AI compliance in 2026 is no longer a policy problem. It is an evidence architecture problem. Institutions that instrument runtime governance once satisfy multiple regimes from a single record. Those that do not fragment compliance and fail to produce consistent proof under examination.

Key terms

Term	Definition
Trust Lifecycle	The Trust Lifecycle is the operational model through which the system executes: Assess, Authorize, Monitor, Verify, and Adapt.
Cryptographic Attestation	Production of integrity-protected, cryptographically signed records of agent behaviour. Per-session records are sealed such that post-hoc modification is detectable. Blocked actions are attested alongside permitted ones.
Runtime governance	Enforcement of identity, authorisation, and policy at the point an action is executed, before the action takes effect. The functional opposite of post-hoc observability.
Guardrails	Hard constraints on agent actions. Specific guardrail types are detailed in the OpenBox guardrails documentation
Behavioral Rules	Stateful multi-step pattern detection rules that track action sequences, frequencies, and combinations across a session to identify goal drift or policy violations no single-operation check would catch.
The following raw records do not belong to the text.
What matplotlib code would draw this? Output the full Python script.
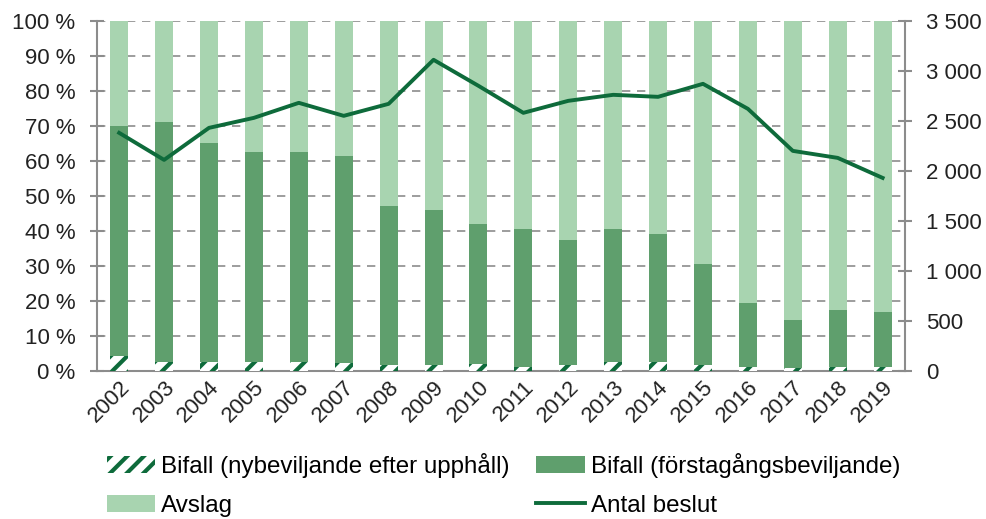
import numpy as np
import matplotlib.pyplot as plt

plt.rcParams['font.family'] = ['Liberation Sans', 'DejaVu Sans']
plt.rcParams['hatch.linewidth'] = 3

# data
years = [str(y) for y in range(2002, 2020)]
bifall_ny = [4.3, 2.6, 2.6, 2.6, 2.6, 2.3, 1.7, 1.7, 2.0, 1.2, 1.7, 2.6, 2.6, 1.7, 1.2, 0.8, 1.2, 1.2]
bifall_total = [70, 71, 65, 62.5, 62.5, 61.5, 47, 46, 42, 40.5, 37.5, 40.5, 39, 30.5, 19.5, 14.5, 17.5, 17]
antal_beslut = [2380, 2110, 2430, 2530, 2680, 2550, 2670, 3110, 2850, 2580,
                2700, 2760, 2740, 2870, 2620, 2200, 2130, 1930]

bifall_forsta = [t - n for t, n in zip(bifall_total, bifall_ny)]
avslag = [100 - t for t in bifall_total]

c_light = '#a8d4b0'
c_mid = '#5f9f6d'
c_dark = '#0e6b3b'
c_grey = '#8c8c8c'

fig, ax = plt.subplots(figsize=(9.87, 5.19), dpi=100)
fig.subplots_adjust(left=0.098, right=0.917, top=0.96, bottom=0.285)

x = np.arange(len(years))
w = 0.4
b1 = ax.bar(x, bifall_ny, w, color='white', edgecolor=c_dark, hatch='//', linewidth=0,
            label='Bifall (nybeviljande efter upphåll)', zorder=3)
b2 = ax.bar(x, bifall_forsta, w, bottom=bifall_ny, color=c_mid,
            label='Bifall (förstagångsbeviljande)', zorder=3)
b3 = ax.bar(x, avslag, w, bottom=bifall_total, color=c_light, label='Avslag', zorder=3)

ax.set_xlim(-0.5, len(years) - 0.5)
ax.set_ylim(0, 100)
ax.set_yticks(range(0, 101, 10))
ax.set_yticklabels([f'{v} %' for v in range(0, 101, 10)])
ax.set_xticks(x)
ax.set_xticklabels(years, rotation=45, ha='right', rotation_mode='anchor')
ax.yaxis.grid(True, linestyle=(0, (5, 4)), color=c_grey, linewidth=1.2)
ax.set_axisbelow(True)

ax2 = ax.twinx()
ln, = ax2.plot(x, antal_beslut, color=c_dark, linewidth=2.8, label='Antal beslut', zorder=4)
ax2.set_ylim(0, 3500)
ax2.set_yticks(range(0, 3501, 500))
ax2.set_yticklabels([f'{v:,}'.replace(',', ' ') for v in range(0, 3501, 500)])

for a in (ax, ax2):
    for s in a.spines.values():
        s.set_visible(False)
    a.tick_params(labelsize=16, colors='#222222', length=0)
for a, side in ((ax, 'left'), (ax, 'bottom'), (ax2, 'right')):
    a.spines[side].set_visible(True)
    a.spines[side].set_color(c_grey)
    a.spines[side].set_linewidth(1.5)
ax.tick_params(axis='y', length=10.5, width=1.5, color=c_grey, direction='inout', pad=10)
ax2.tick_params(axis='y', length=10.5, width=1.5, color=c_grey, direction='inout', pad=10)
ax.tick_params(axis='x', pad=4)

fig.legend(handles=[b1, b3, b2, ln], loc='upper left',
           bbox_to_anchor=(107 / 987, 1 - 453 / 519),
           ncol=2, frameon=False, fontsize=17.4, handlelength=2.0, handletextpad=0.25,
           columnspacing=1.1, labelspacing=0.7, borderpad=0, borderaxespad=0)

fig.savefig('out.png', dpi=100)
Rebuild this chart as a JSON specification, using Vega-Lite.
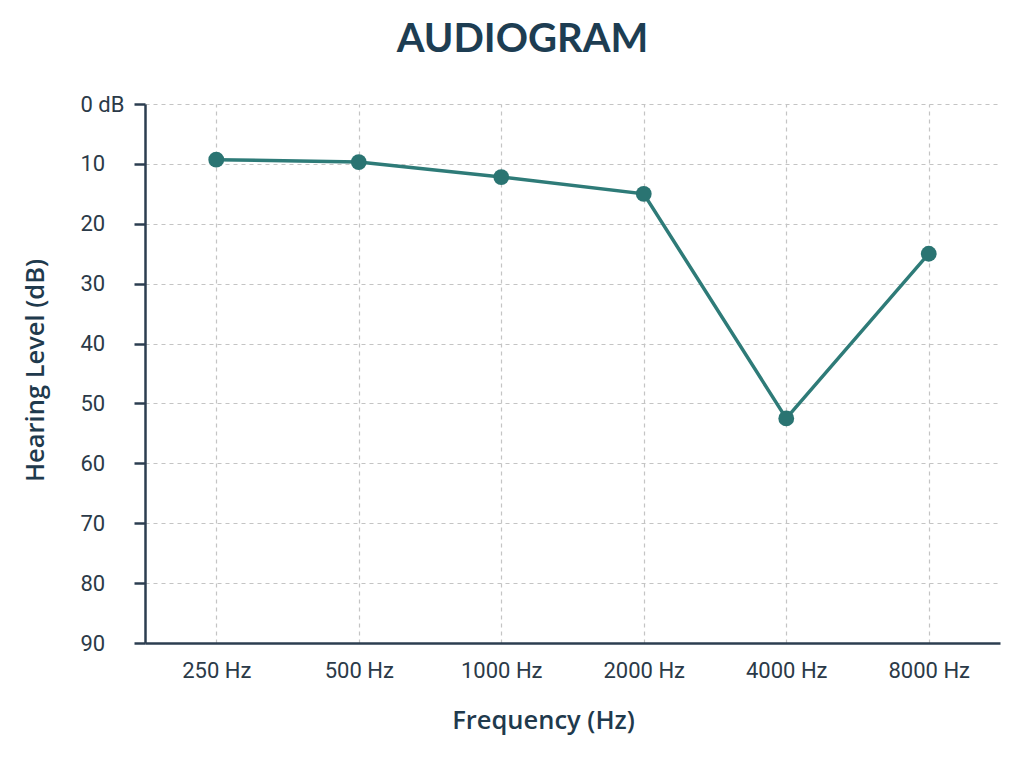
{
  "$schema": "https://vega.github.io/schema/vega-lite/v6.json",
  "autosize": "none",
  "width": 855,
  "height": 539,
  "padding": {"left": 145, "top": 104, "right": 24, "bottom": 120},
  "background": "#ffffff",
  "title": {
    "text": "AUDIOGRAM",
    "fontSize": 40,
    "fontWeight": "bold",
    "font": "Lato",
    "color": "#1d3d52",
    "anchor": "middle",
    "frame": "group",
    "baseline": "alphabetic",
    "offset": 1,
    "dx": -50
  },
  "data": {
    "values": [
      {"frequency": "250 Hz", "level": 9.3},
      {"frequency": "500 Hz", "level": 9.7},
      {"frequency": "1000 Hz", "level": 12.2},
      {"frequency": "2000 Hz", "level": 15.0},
      {"frequency": "4000 Hz", "level": 52.5},
      {"frequency": "8000 Hz", "level": 25.0}
    ]
  },
  "config": {
    "view": {"stroke": null},
    "font": "Roboto",
    "axis": {
      "domainColor": "#2c3e50",
      "domainWidth": 2.5,
      "tickColor": "#2c3e50",
      "tickWidth": 2.5,
      "gridColor": "#c4c4c4",
      "gridDash": [4, 4],
      "gridWidth": 1.2,
      "labelColor": "#2b3a48",
      "labelFont": "Roboto",
      "labelFontSize": 22,
      "titleColor": "#1f3a4d",
      "titleFont": "Open Sans",
      "titleFontSize": 25.5,
      "titleFontWeight": 600
    }
  },
  "encoding": {
    "x": {
      "field": "frequency",
      "type": "ordinal",
      "sort": null,
      "scale": {"type": "point", "padding": 0.5},
      "axis": {
        "title": "Frequency (Hz)",
        "labelAngle": 0,
        "ticks": false,
        "tickSize": 0,
        "labelPadding": 17,
        "grid": true,
        "titleX": 398,
        "titleY": 85,
        "titleBaseline": "alphabetic",
        "titleAlign": "center"
      }
    },
    "y": {
      "field": "level",
      "type": "quantitative",
      "scale": {"domain": [0, 90], "reverse": true, "nice": false, "zero": false},
      "axis": {
        "title": "Hearing Level (dB)",
        "values": [0, 10, 20, 30, 40, 50, 60, 70, 80, 90],
        "labelExpr": "datum.value === 0 ? '0 dB' : datum.label",
        "tickSize": 11,
        "labelAlign": "left",
        "labelPadding": 54,
        "labelBaseline": "middle",
        "grid": true,
        "titleX": -110,
        "titleY": 266,
        "titleAngle": -90,
        "titleAlign": "center",
        "titleBaseline": "middle"
      }
    }
  },
  "layer": [
    {
      "mark": {"type": "line", "color": "#2e7b78", "strokeWidth": 3.5}
    },
    {
      "mark": {"type": "point", "filled": true, "color": "#2a7472", "size": 250, "opacity": 1}
    }
  ]
}
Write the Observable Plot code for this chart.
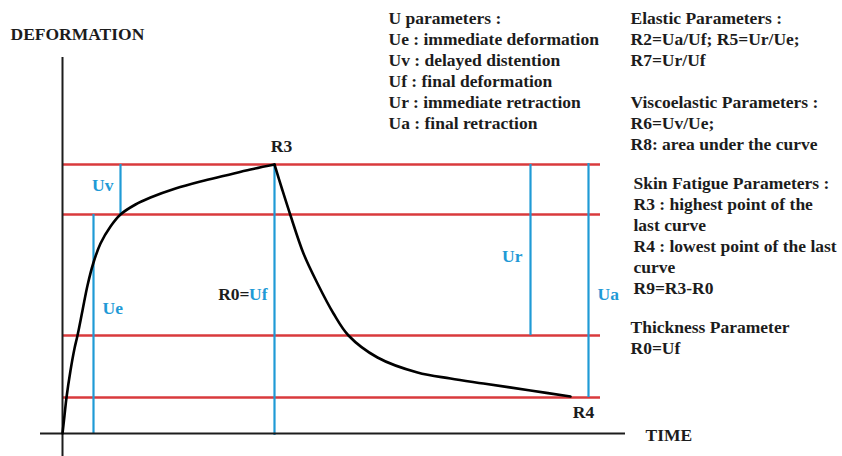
<!DOCTYPE html>
<html>
<head>
<meta charset="utf-8">
<script src="https://cdn.jsdelivr.net/npm/d3@7"></script>
<script src="https://cdn.jsdelivr.net/npm/@observablehq/plot@0.6"></script>
<style>
  html, body { margin: 0; padding: 0; background: #fff; }
  #chart svg { display: block; }
</style>
</head>
<body>
<div id="chart"></div>
<script>
// ---- data (time / deformation, arbitrary units) ----
const riseTime = [0, 2, 4, 8, 12, 15, 20, 25, 31, 38, 48, 58, 73, 88, 113, 138, 163, 188, 212];
const riseDef  = [0, 18, 36, 63, 85, 98, 123, 148, 171, 190, 207, 219, 229, 236, 245, 252, 258, 264, 269];
const decayTime = [212, 220, 228, 241, 255, 271, 286, 315, 355, 388, 421, 468, 508];
const decayDef  = [269, 243, 218, 180, 150, 120, 98, 76, 61, 55, 50, 43, 37];

const levelNames = ["Uf", "Ue", "Uf-Ur", "Uf-Ua"];
const levelValues = [269, 219, 98, 36];
const levelSpan = [0, 538];

const segNames = ["Uv", "Ue", "Uf", "Ur", "Ua"];
const segTime = [58, 31, 212, 468, 526];
const segFrom = [219, 0, -2, 98, 36];
const segTo   = [269, 219, 269, 269, 270];

const timeAxisSpan = [-22, 563];
const defAxisSpan = [-23, 376];

const uParams = ["U parameters :", "Ue : immediate deformation", "Uv : delayed distention",
  "Uf : final deformation", "Ur : immediate retraction", "Ua : final retraction"];
const elasticParams = ["Elastic Parameters :", "R2=Ua/Uf; R5=Ur/Ue;", "R7=Ur/Uf", "",
  "Viscoelastic Parameters :", "R6=Uv/Ue;", "R8: area under the curve"];
const fatigueParams = ["Skin Fatigue Parameters :", "R3 : highest point of the", "last curve",
  "R4 : lowest point of the last", "curve", "R9=R3-R0"];
const thicknessParams = ["Thickness Parameter", "R0=Uf"];

// ---- build tables ----
const curve = [
  ...riseTime.map((t, i) => ({t, d: riseDef[i], part: "rise"})),
  ...decayTime.map((t, i) => ({t, d: decayDef[i], part: "decay"}))
];
const levels = levelValues.map((d, i) => ({name: levelNames[i], d}));
const segs = segNames.map((name, i) => ({name, t: segTime[i], y1: segFrom[i], y2: segTo[i], mid: (segFrom[i] + segTo[i]) / 2}));
const seg = n => segs.filter(s => s.name === n);
const peak = [{t: riseTime[riseTime.length - 1], d: riseDef[riseDef.length - 1]}];
const trough = [{t: decayTime[decayTime.length - 1], d: decayDef[decayDef.length - 1]}];

const RED = "#d93a3c", BLUE = "#1f9ad6", INK = "#1c1c1c";
const FONT = "Liberation Serif, Times New Roman, serif";
const FS = 17.5;
const LH = 21 / FS;

const txt = (lines, dx, dy, fill = INK) => Plot.text([lines.join("\n")], {
  text: d => d, frameAnchor: "top-left", textAnchor: "start", lineAnchor: "top",
  lineHeight: LH, dx, dy, fill, fontSize: FS, fontWeight: "bold", fontFamily: FONT
});
const lbl = (data, opts) => Plot.text(data, {fontSize: FS, fontWeight: "bold", fontFamily: FONT, ...opts});

const chart = Plot.plot({
  width: 842, height: 456,
  marginTop: 0, marginRight: 0, marginBottom: 0, marginLeft: 0,
  x: {domain: [-62, 780], axis: null},
  y: {domain: [-23, 433], axis: null},
  style: {background: "#fff"},
  marks: [
    // red reference levels
    Plot.ruleY(levels, {y: "d", x1: levelSpan[0], x2: levelSpan[1], stroke: RED, strokeWidth: 2.5}),
    // blue distance markers
    Plot.ruleX(segs, {x: "t", y1: "y1", y2: "y2", stroke: BLUE, strokeWidth: 2.2}),
    // axes
    Plot.ruleX([0], {y1: defAxisSpan[0], y2: defAxisSpan[1], stroke: INK, strokeWidth: 2}),
    Plot.ruleY([0], {x1: timeAxisSpan[0], x2: timeAxisSpan[1], stroke: INK, strokeWidth: 2}),
    // curve
    Plot.line(curve, {x: "t", y: "d", z: "part", curve: "catmull-rom", stroke: "#000", strokeWidth: 2.6}),
    // segment labels
    lbl(seg("Uv"), {x: "t", y: "mid", text: "name", fill: BLUE, textAnchor: "end", dx: -7, dy: -4}),
    lbl(seg("Ue"), {x: "t", y: "mid", text: "name", fill: BLUE, textAnchor: "start", dx: 9, dy: -16}),
    lbl(seg("Uf"), {x: "t", y: "mid", text: "name", fill: BLUE, textAnchor: "end", dx: -7, dy: -6}),
    lbl(seg("Uf"), {x: "t", y: "mid", text: () => "R0=", fill: INK, textAnchor: "end", dx: -25, dy: -6}),
    lbl(seg("Ur"), {x: "t", y: "mid", text: "name", fill: BLUE, textAnchor: "end", dx: -8, dy: 6}),
    lbl(seg("Ua"), {x: "t", y: "mid", text: "name", fill: BLUE, textAnchor: "start", dx: 9, dy: 14}),
    // R3 / R4
    lbl(peak, {x: "t", y: "d", text: () => "R3", fill: INK, dx: 7, dy: -18}),
    lbl(trough, {x: "t", y: "d", text: () => "R4", fill: INK, dx: 13, dy: 16}),
    // axis titles
    lbl([0], {frameAnchor: "top-left", text: () => "DEFORMATION", textAnchor: "start", lineAnchor: "middle", dx: 10, dy: 34, fill: INK}),
    lbl([0], {frameAnchor: "top-left", text: () => "TIME", textAnchor: "start", lineAnchor: "middle", dx: 645, dy: 435, fill: INK}),
    // parameter notes
    txt(uParams, 388, 9),
    txt(elasticParams, 630, 9),
    txt(fatigueParams, 633, 174),
    txt(thicknessParams, 630, 318)
  ]
});
document.getElementById("chart").appendChild(chart);
</script>
</body>
</html>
Trust Score	The Trust Score is derived from three components: Risk Profile Score (40%), Behavioral compliance (35%), and Alignment with declared goals (25%).
Model-agent gap	The structural gap between what was approved at deployment review and what an agent actually does at runtime, given runtime tool selection, prompt context, and goal-shaping inputs that did not exist at review time.
Annex III (EU AI Act)	The list of AI use cases classified as high-risk. For financial services, the most operationally relevant entries are creditworthiness assessment and risk pricing in life and health insurance.
Foreseeable misuse	A concept in the EU AI Act requiring providers and deployers to anticipate and address reasonably foreseeable adverse uses of high-risk systems, including misuse arising from agent goal drift or adversarial input in user-provided content.